Sind die Probleme, die Sie am Beispiel Fechten aufgezeigt haben, Probleme des gesamten deutschen Sports?
Schmitt: Es war schon zu meiner Zeit kein fechtspezifisches Problem. Als Aktivensprecher hörte ich es aus allen möglichen Richtungen: vom Schwimmen, vom Tischtennis, vom Eiskunstlauf.

Wie sehen Sie über den Tellerrand des Fechtens hinaus die deutschen Aussichten für Rio? Herr Vesper erwartet bekanntlich zumindest das Ergebnis von London.
Schmitt: Jeder, der dort hinfährt, tut dies, um oben anzukommen. Die wenigsten wollen bloß mal olympische Luft schnuppern. Trotzdem: Die Medaillenzählerei ist Kokolores. An der Anzahl der Medaillen kann man nicht festmachen, wie gut es der jeweiligen Sportart geht oder dem deutschen Sport generell.

Warum taugt der Maßstab nicht?
Schmitt: Weil es immer die Frage einer Zeitspanne von zehn Jahren ist, also wie ist die Sportart oder der gesamte Sport in Deutschland aufgestellt. Dazu kommt die offene Frage, wie sehr Doping die Medaillenwertung beeinflusst.

Was meinen Sie?
Schmitt: Die Athleten dürfen es natürlich nicht sagen, weil es nach Ausrede klingt. Es ist auch keine einfache Geschichte, das richtig zu bewerten. Ich will nur sagen: Auch dieser Faktor spielt bei der Beurteilung des deutschen Abschneidens eine Rolle. Richtig analysieren können das aber nur Insider mit Kenntnis der Strukturen, die auch wissen, an welcher Stelle vielleicht Pech dabei war, weil es Verletzungen gab und deshalb ein gut geplanter und vorbereiteter Erfolg ausbleibt. Olympia zeigt zudem immer nur einen Ausschnitt, weil es eben nur alle vier Jahre stattfindet.

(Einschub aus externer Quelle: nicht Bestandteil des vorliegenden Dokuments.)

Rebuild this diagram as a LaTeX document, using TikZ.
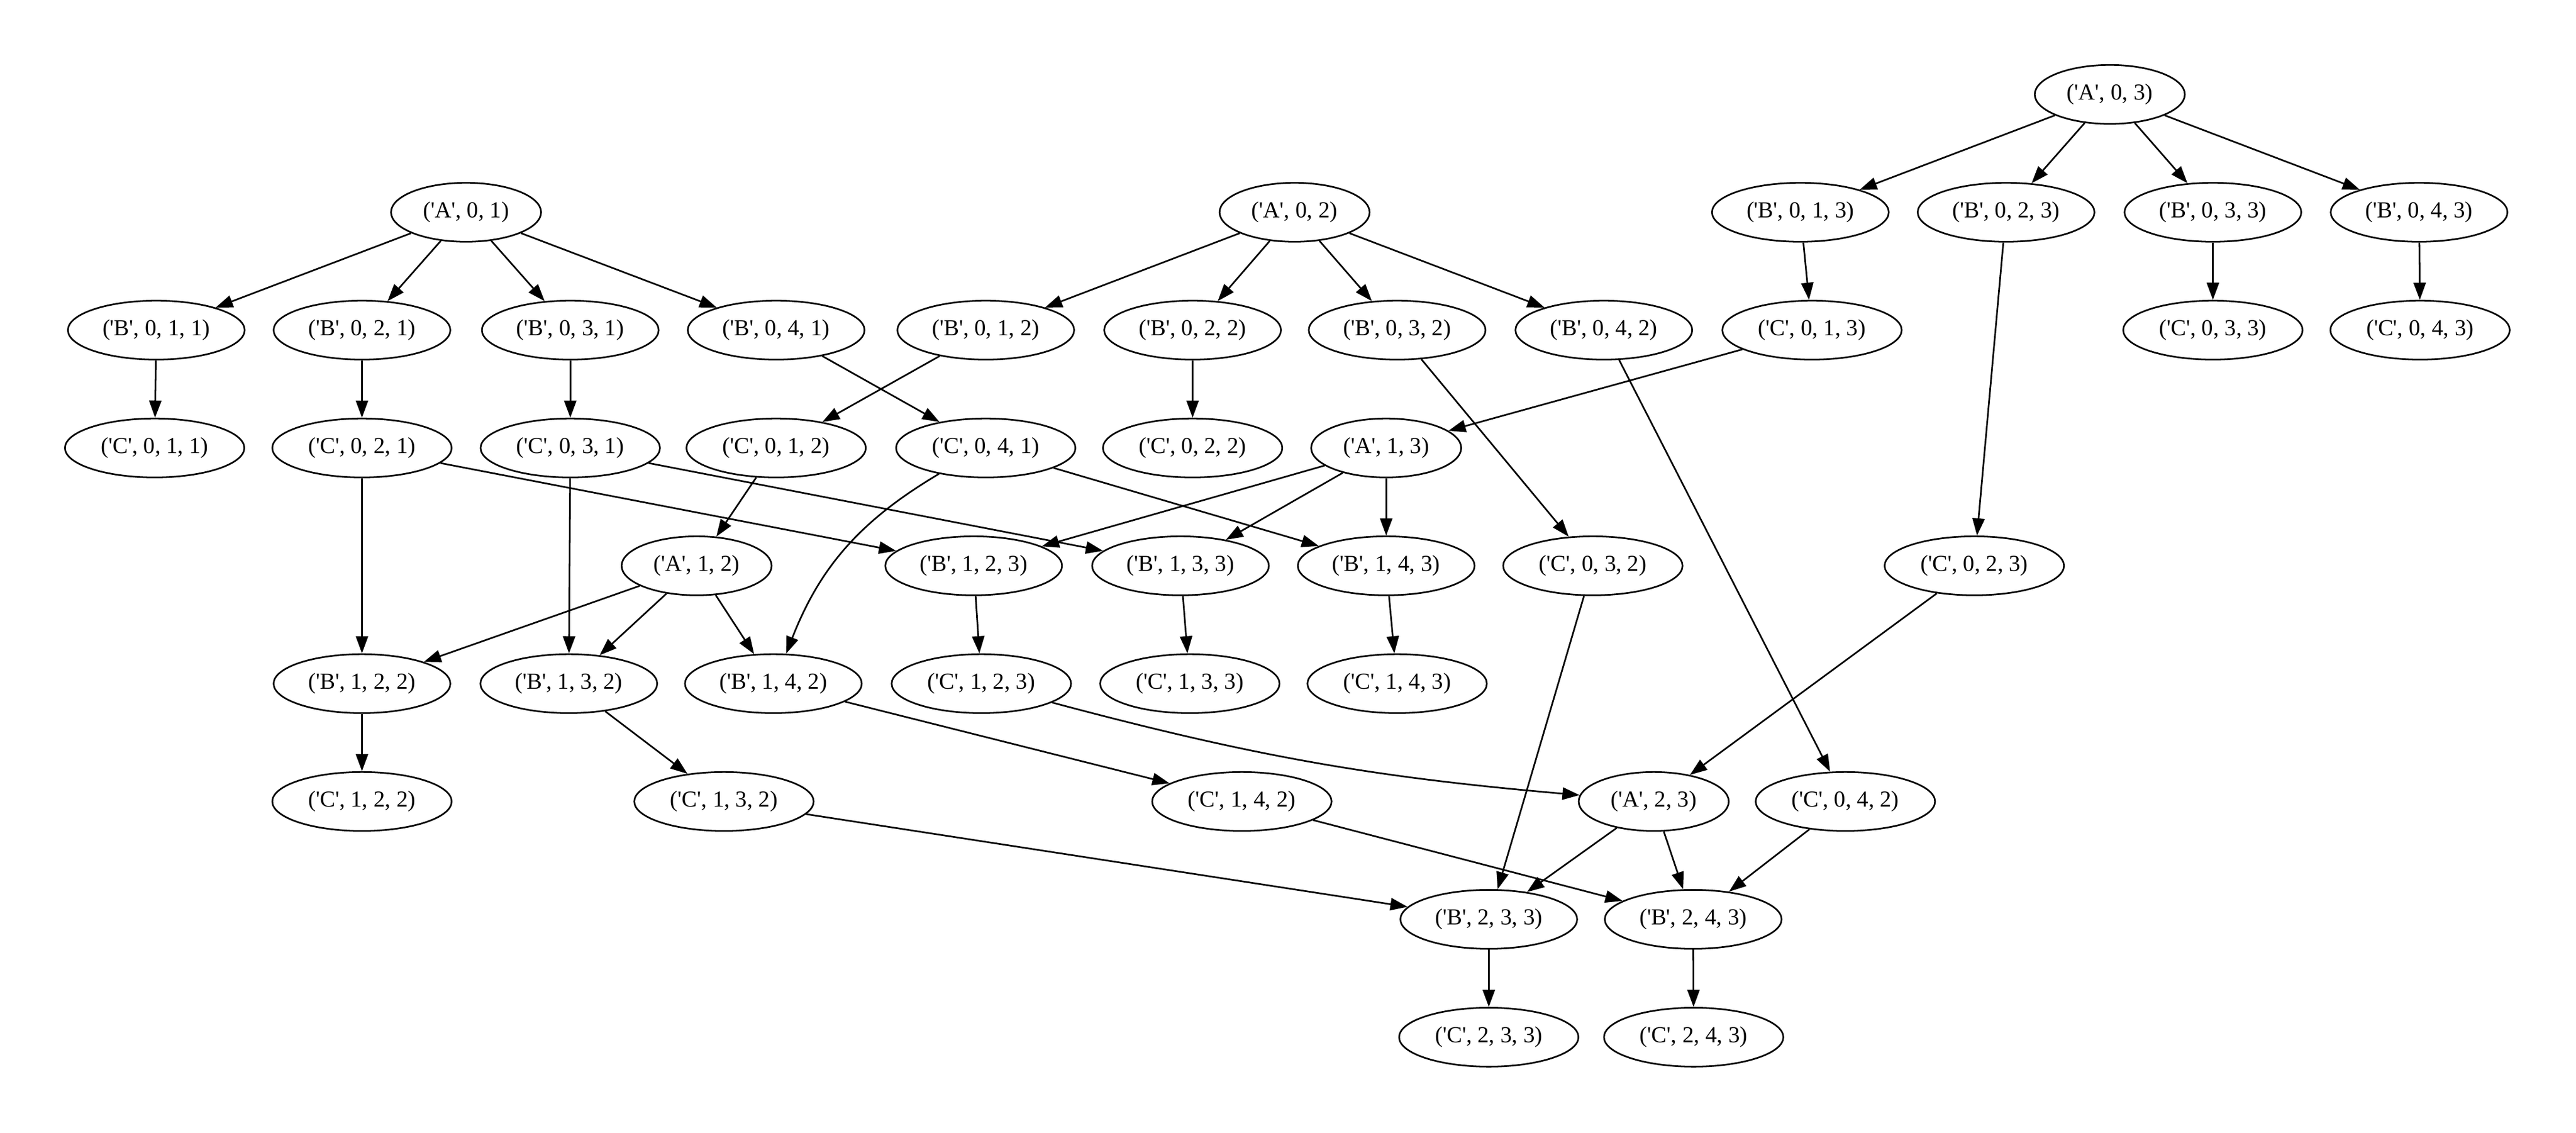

Mit welchem Gefühl nehmen Sie die vielen Skandalen im Sport wahr?
Schmitt: Wenn ich meine Brötchen im Sport verdienen würde, würde das mich sicher mehr beschäftigen. Dass es so ist, überrascht mich nicht sehr. Die Ausmaße sind erschreckend und es ist einfach schade, weil: Je mehr davon zu Tage tritt, desto größer ist die Gefahr, dass der Sport Schaden nimmt. Eine Folge ist das Nein der Hamburger Bevölkerung zur Olympiabewerbung.

Macht es aus Ihrer Sicht Sinn, ganze Sportarten oder Nationen von Olympia auszuschließen, Beispiel Russland und die Leichtathletik?
Schmitt: Durch solche Ausschlüsse werden immer Athleten getroffen, die dafür nichts können. Die Olympiaboykotte 1980 und 1984 sind vor allem zu Lasten von Athleten gegangen, die sich vier Jahre lang vorbereitet hatten.

Aber ohne mutige Entscheidungen von IOC-Seite wird sich nichts verändern.
Schmitt: Das ist höchst schwierig und ich möchte nicht mit den Verantwortlichen tauschen. Bemerkenswert finde ich, wie Richard Pound als Wada-Chefermittler für mich gefühlt erstmals konsequent diesen Geschichten nachgeht. Man hat nicht den Eindruck, dass er auf irgendetwas Rücksicht nimmt. Das gibt Hoffnung.

Rückblickend auf Ihre Studienzeit: Warum sind Sie damals für Leverkusen gestartet und nicht für den OFC Bonn, obwohl Sie dort trainierten?
Schmitt: Der damalige Fecht-Boss Emil Beck sagte mir ins Gesicht: Ich mache dich fertig, du kriegst kein Bein auf den Boden. Bonn und der Fechterbund waren mir zu sehr in seinem Einflussbereich. Leverkusen dagegen war Wurscht, was der Beck sagt, und deshalb war ich dort gut aufgehoben.

Welche guten Erinnerungen haben Sie an Bonn?
Schmitt: Viele. Zum Beispiel an das Laufen am Rhein, an die exzellenten Lektionen mit Manfred Kaspar. Aber vor allem, ass ich meine Frau dort kennengelernt habe.